L’Union européenne et la zone euro, après l’effet de stupeur, ont plutôt fait preuve de résilience au niveau institutionnel. Sur le terrain économique, la crise sanitaire actuelle constitue néanmoins un nouveau défi pour la zone euro qui a fêté ses vingt ans l’année dernière. Elle doit relever trois défis majeurs : la gestion de son excès d’épargne, les forces centrifuges qui l’animent et le risque de marginalisation dans les hautes technologies.
La question de l’excès d’épargne
Depuis la crise des subprimes, la zone euro a enregistré une croissance plus faible que celle des États-Unis. Ce déficit de croissance s’explique, en partie, par la survenue de la crise des dettes souveraines entre 2011 et 2013. Elle est aussi la conséquence d’un fort recul de l’investissement productif. Si le taux d’épargne a augmenté de 4 points de PIB de 2009 à 2019, ce surcroît a été essentiellement investi en dehors de la zone euro ou en obligations d’État.
Le taux d’investissement qui était de 25 % en 2007 est péniblement remonté à 23 % en 2019 après avoir atteint 20 % en 2013. L’excédent d’épargne dépasse 2 points de PIB. Quand, au début du siècle, celle-ci était inférieure d’un point de PIB à l’investissement. La progression du capital net est passée en volume de 2,5 % en 2008 à 1,2% en 2019. L’excès d’épargne est la conséquence du solde positif de la balance des paiements courants, résultat avant tout généré par l’Allemagne et les pays d’Europe du Nord.

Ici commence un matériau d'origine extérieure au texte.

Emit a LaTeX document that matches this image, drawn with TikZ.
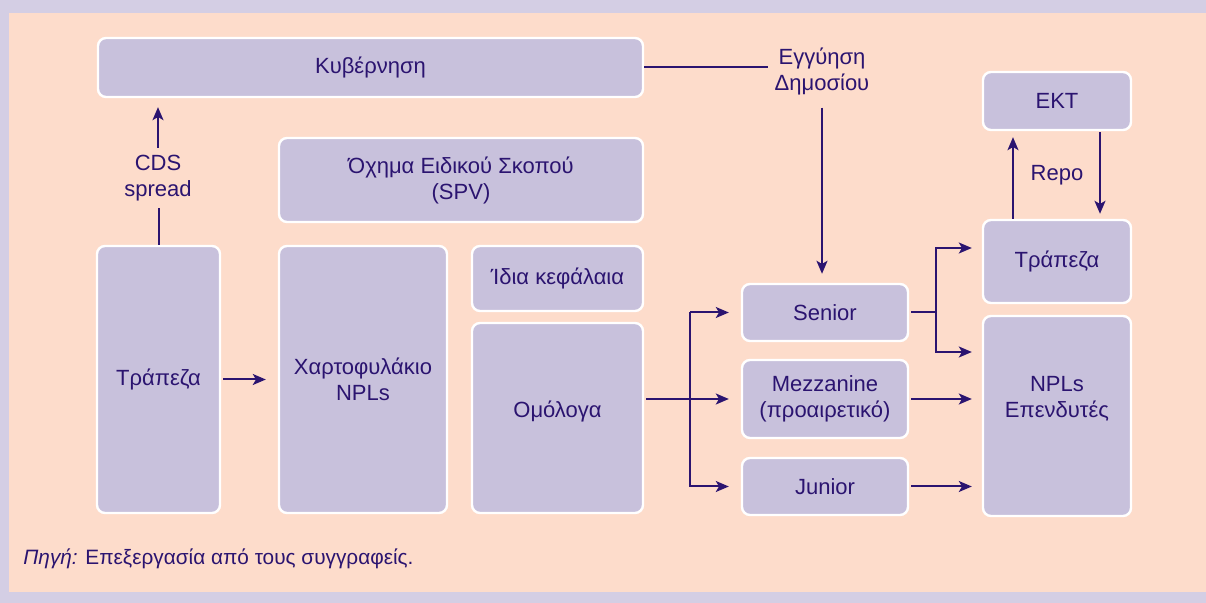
\documentclass[tikz,border=0pt]{standalone}
\usepackage{fontspec}
\setmainfont{Liberation Sans}
\usepackage{xcolor}
\usepackage{tikz}
\usetikzlibrary{arrows.meta}
\definecolor{frame}{HTML}{D4CEE4}
\definecolor{paper}{HTML}{FDDCCB}
\definecolor{boxfill}{HTML}{C8C1DC}
\definecolor{ink}{HTML}{2B1470}
\tikzset{
  Box/.style={
    draw=white, line width=1.2pt,
    fill=boxfill, rounded corners=4pt,
    text=ink, align=center,
    font=\fontsize{11}{13}\selectfont,
    inner sep=0pt
  },
  Label/.style={text=ink, align=center, font=\fontsize{11}{13}\selectfont},
  Flow/.style={draw=ink, line width=1pt},
  FlowArrow/.style={Flow, -{Stealth[length=6.5pt,width=5.5pt,inset=1.6pt]}}
}

\begin{document}
\begin{tikzpicture}[x=0.5pt, y=-0.5pt]
  % frame and paper
  \fill[frame] (0,0) rectangle (1206,603);
  \fill[paper] (9,13) rectangle (1206,592);

  % boxes
  \node[Box, minimum width=272.5pt, minimum height=29.5pt] (gov) at (370.5,67.5) {Κυβέρνηση};
  \node[Box, minimum width=182pt, minimum height=42pt] (spv) at (461,180) {Όχημα Ειδικού Σκοπού\\(SPV)};
  \node[Box, minimum width=61.5pt, minimum height=133.5pt] (bankL) at (158.5,379.5) {Τράπεζα};
  \node[Box, minimum width=84pt, minimum height=133.5pt] (port) at (363,379.5) {Χαρτοφυλάκιο\\NPLs};
  \node[Box, minimum width=85.5pt, minimum height=32.5pt] (equity) at (557.5,278.5) {Ίδια κεφάλαια};
  \node[Box, minimum width=85.5pt, minimum height=95pt,
        label={[Label, yshift=3.5pt]center:Ομόλογα}] (bonds) at (557.5,418) {};
  \node[Box, minimum width=83pt, minimum height=28.5pt] (senior) at (825,312.5) {Senior};
  \node[Box, minimum width=83pt, minimum height=39pt] (mezz) at (825,399) {Mezzanine\\(προαιρετικό)};
  \node[Box, minimum width=83pt, minimum height=28.5pt] (junior) at (825,486.5) {Junior};
  \node[Box, minimum width=74pt, minimum height=29pt] (ecb) at (1057,101) {ΕΚΤ};
  \node[Box, minimum width=74pt, minimum height=41.5pt] (bankR) at (1057,261.5) {Τράπεζα};
  \node[Box, minimum width=74pt, minimum height=100pt,
        label={[Label, yshift=8.5pt]center:NPLs\\Επενδυτές}] (inv) at (1057,416) {};

  % labels on flows
  \node[Label] (cds) at (158,178) {CDS\\spread};
  \node[Label] (guar) at (822,71) {Εγγύηση\\Δημοσίου};
  \node[Label] (repo) at (1057,175) {Repo};

  % junctions
  \coordinate (split) at (690,399);
  \coordinate (fork) at (936,312.5);

  % CDS spread
  \draw[Flow] (bankL.north) -- (bankL.north |- cds.south);
  \draw[FlowArrow, shorten >=4.5pt] (cds.north) -- (cds.north |- gov.south);

  % guarantee
  \draw[Flow] (gov.east) -- (gov.east -| guar.west);
  \draw[FlowArrow, shorten <=3pt, shorten >=4.5pt] (guar.south) -- (guar.south |- senior.north);

  % bank to portfolio
  \draw[FlowArrow, shorten <=1pt, shorten >=6pt] (bankL.east) -- (port.west);

  % tranches
  \draw[Flow, shorten <=1pt] (bonds.east |- split) -- (split);
  \draw[FlowArrow, shorten >=6pt] (split |- senior.west) |- (senior.west);
  \draw[FlowArrow, shorten >=6pt] (split) -- (mezz.west);
  \draw[FlowArrow, shorten >=6pt] (split) |- (junior.west);
  \draw[Flow] (split) -- (split |- senior.west);

  % investors
  \draw[Flow, shorten <=1pt] (senior.east) -- (fork);
  \draw[FlowArrow, shorten >=5pt] (fork) |- (bankR.west |- 0,248);
  \draw[FlowArrow, shorten >=5pt] (fork) |- (inv.west |- 0,352);
  \draw[FlowArrow, shorten <=1pt, shorten >=5pt] (mezz.east) -- (inv.west |- mezz.east);
  \draw[FlowArrow, shorten <=1pt, shorten >=5pt] (junior.east) -- (inv.west |- junior.east);

  % repo
  \draw[FlowArrow, shorten >=3pt] ([xshift=-22pt]bankR.north) -- ([xshift=-22pt]bankR.north |- ecb.south);
  \draw[FlowArrow, shorten <=0.5pt, shorten >=2.5pt] ([xshift=21.5pt]ecb.south) -- ([xshift=21.5pt]ecb.south |- bankR.north);

  % source
  \node[anchor=base west, text=ink, font=\fontsize{10.4}{12}\selectfont, inner sep=0pt] (src) at (23,565)
    {\itshape Πηγή:\upshape{} Επεξεργασία από τους συγγραφείς.};
\end{tikzpicture}
\end{document}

Les excédents commerciaux sont peu réinvestis dans les entreprises et au sein de la zone euro. Ce phénomène s’est accentué depuis la crise de 2008. Par ailleurs, le vieillissement de la population tend à s’accompagner d’une hausse du taux d’épargne des ménages.
La faiblesse de l’investissement est étonnante au regard des besoins générés par la transition énergétique. Elle suppose entre 2 et 4 points de PIB d’investissement supplémentaires afin de tenter de respecter l’Accord de Paris sur les émissions des gaz à effet de serre.
La dangereuse divergence des États membres
L’unification monétaire a conduit à une spécialisation productive différente selon les pays qui amplifie leur hétérogénéité. L’Allemagne est devenue le centre industriel de la zone euro quand les pays latins se sont spécialisés dans le tourisme. Les écarts de revenus entre l’Allemagne et les États du Sud se sont creusés.
Cette divergence se traduit par l’accumulation des déficits et des dettes dans le Sud de l’Europe sans que des mécanismes de correction puissent les corriger. Au sein d’un État, de tels déficits existent mais sont compensés par le jeu des prestations sociales, des investissements et par la mobilité de la population. Cette divergence alimente le sentiment anti-européen. Au sein des États riches, l’effort consenti pour les autres est jugé trop important. De leur côté, la population des pays d’Europe du Sud estime que la politique européenne est responsable de l’austérité et du chômage.
Le plan de relance élaboré en réponse à la crise de la Covid-19 tire en partie les conséquences de cette divergence pernicieuse. La répartition des 750 milliards d’euros promis s’effectuera non pas en fonction du poids économique de chacun des États mais en fonction des besoins. Même si l’enveloppe budgétaire reste modeste au regard de la situation, celle-ci est un pas vers la mise en place d’actions de soutien à des États en difficulté.
Le décrochage technologique de la zone euro
Si en matière de télécommunication, l’Europe a su, des années 70 aux années 2000, être présente à travers des entreprises comme Nokia, Ericsson, Alcatel ou Siemens, le passage au tout digital ne lui a pas réussi. Des moteurs de recherche aux plateformes de services en passant par les réseaux sociaux, les entreprises américaines et chinoises se partagent le monde. Les barrières linguistiques, l’absence d’un réel marché unifié de capitaux et une moindre prise de risques peuvent expliquer le retard accumulé dans les techniques de l’information et de la communication.
Les dépenses totales de recherche et de développement s’élèvent en zone euro à 2,1 % du PIB contre 2,8 % aux États-Unis comme au Japon ou en Chine. Les investissements dans les techniques de l’information et de la communication atteignent 2 % du PIB aux États-Unis contre 1,1 % en zone euro.
Pour éviter sa marginalisation, la zone euro doit donc mettre en place une politique économique qui, à la fois, encourage l’investissement, favorise le secteur des hautes technologies et vise à réduire le décrochage du Sud par rapport au Nord. L’utilisation de l’excès d’épargne pour accélérer la montée en gamme de l’économie européenne et financer la transition énergétique constitue donc une réelle nécessité.